Eppure proprio chi disegna e realizza tatuaggi si sente pronto per l’apertura fin da subito: “Evidentemente – afferma il palermitano Gabriele Greco, titolare di Blacktop Tattoo Club a Bagheria – i decisori politici non conoscono la nostra categoria, né come lavora. Non siamo stati minimamente considerati. Se così fosse stato, si sarebbe saputo che noi utilizziamo presidi e metodi di lavoro sicuri dal punto di vista sanitario già da molto tempo prima dell’esplosione dell’emergenza coronavirus: strumentazione monouso, mascherine, guanti“.
E in effetti, chiunque abbia fatto un tatuaggio in un centro professionale può facilmente confermare che le misure precauzionali per l’igiene e la sicurezza sono scrupolose: “D’altronde – spiega Gabriele Greco – per esercitare il nostro mestiere serve un’autorizzazione da parte dell’Asl, rilasciata dopo la frequenza di corsi, esercitazioni pratiche, superamento di esami… e non parliamo di disinfezione e pulizia degli ambienti… I nostri studi sono praticamente degli ambulatori medici“.

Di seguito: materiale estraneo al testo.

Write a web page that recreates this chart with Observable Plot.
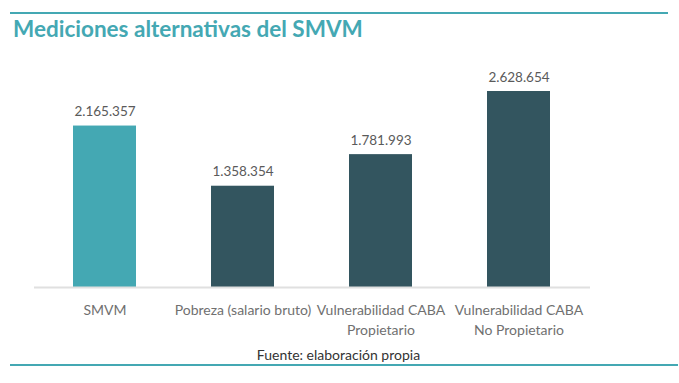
<!DOCTYPE html>
<html>
<head>
<meta charset="utf-8">
<script src="https://cdn.jsdelivr.net/npm/d3@7"></script>
<script src="https://cdn.jsdelivr.net/npm/@observablehq/plot@0.6"></script>
<style>
  html, body { margin: 0; padding: 0; background: #fff; }
  #wrap { position: relative; width: 679px; height: 383px; overflow: hidden; font-family: Lato, sans-serif; }
  .rule { position: absolute; height: 2px; background: #44a8b3; }
  #title { position: absolute; left: 13px; top: 15px; font-size: 22.5px; font-weight: 700; color: #44a8b3; white-space: nowrap; }
  #caption { position: absolute; left: 0; width: 677px; top: 346px; text-align: center; font-size: 14px; color: #333; }
  #chart { position: absolute; left: 0; top: 0; }
</style>
</head>
<body>
<div id="wrap">
  <div class="rule" style="left:10px; width:658px; top:12px;"></div>
  <div id="title">Mediciones alternativas del SMVM</div>
  <div id="chart"></div>
  <div id="caption">Fuente: elaboración propia</div>
  <div class="rule" style="left:10px; width:668px; top:364px;"></div>
</div>
<script>
const categories = ["SMVM", "Pobreza (salario bruto)", "Vulnerabilidad CABA\nPropietario", "Vulnerabilidad CABA\nNo Propietario"];
const values = [2165357, 1358354, 1781993, 2628654];
const colors = ["#44a8b3", "#33555f", "#33555f", "#33555f"];

const data = categories.map((c, i) => ({cat: c, value: values[i], color: colors[i]}));
const fmt = d3.formatLocale({decimal: ",", thousands: ".", grouping: [3], currency: ["$", ""]}).format(",d");

const chart = Plot.plot({
  width: 679,
  height: 383,
  marginTop: 91,
  marginBottom: 96,
  marginLeft: 34,
  marginRight: 89,
  style: {fontFamily: "Lato, sans-serif", background: "transparent", overflow: "visible"},
  x: {domain: categories, paddingInner: 0.54, paddingOuter: 0.274, label: null},
  y: {domain: [0, d3.max(values)], axis: null},
  marks: [
    Plot.barY(data, {x: "cat", y: "value", fill: "color"}),
    Plot.ruleY([0], {stroke: "#e0e0e0", strokeWidth: 2}),
    Plot.text(data, {x: "cat", y: "value", text: d => fmt(d.value), dy: -10, lineAnchor: "bottom", fontSize: 13.5, fill: "#5a5a5a"}),
    Plot.axisX({tickSize: 0, tickPadding: 13, fontSize: 14, lineHeight: 1.45, color: "#707070", label: null})
  ]
});
document.getElementById("chart").appendChild(chart);
</script>
</body>
</html>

Considerazioni sulla stessa linea di principio indicata dall’associazione di categoria attraverso Massimiliano Corona: “La Confederazione Nazionale Tatuatori Piercer chiede un tavolo tecnico con le istituzioni per regolamentare al meglio la riapertura delle attività degli studi di tatuaggio e piercing – si legge nella nota – Ci sono troppe storture da sistemare e l’emergenza ha accelerato l’esigenza di intervento. Non esiste una categoria professionale. Si viene paragonati a estetisti e massaggiatori ma conosciamo tutti le differenze tra questi mestieri, totalmente diversi tra loro. I tatuatori usano DPI da ben prima dell’emergenza e sono formati professionalmente per affrontare virus ben peggiori del covid19. Chiediamo di essere rispettati, riconosciuti e invitati al dialogo istituzionale. Al fine di migliorare e regolamentare al meglio un settore che produce centinaia di milioni di euro l’anno tra contributi diretti ed eventi affini. Vogliamo che i tatuatori professionisti abbiano il rispetto che meritano. Con oneri e onori“.
Elementi che non sono stati presi in considerazione nell’ultimo decreto della Presidenza del Consiglio dei ministri, che condanna i tatuatori alla chiusura fino al primo giugno. A meno che non ci sia una ‘marcia indietro’, come richiesto da altre categorie, professionali e non (i titolari di pub e ristoranti, per esempio, che aspirano all’anticipazione dell’apertura, o i fedeli delle religioni e le autorità ecclesiali, che chiedono di potersi recare nei luoghi di culto).
“Sotto questo punto di vista, condivido la tesi dell’associazione dei tatuatori – è l’idea Gabriele -, possiamo aprire subito assumendo i dovuti accorgimenti, come dicevo siamo già avanti rispetto ad altri per quel che riguarda igiene e pulizia degli ambienti e norme di sicurezza sul lavoro. Se poi, per un certo periodo, si dovrà lavorare facendo entrare un cliente alla volta in studio – conclude – nessun problema“.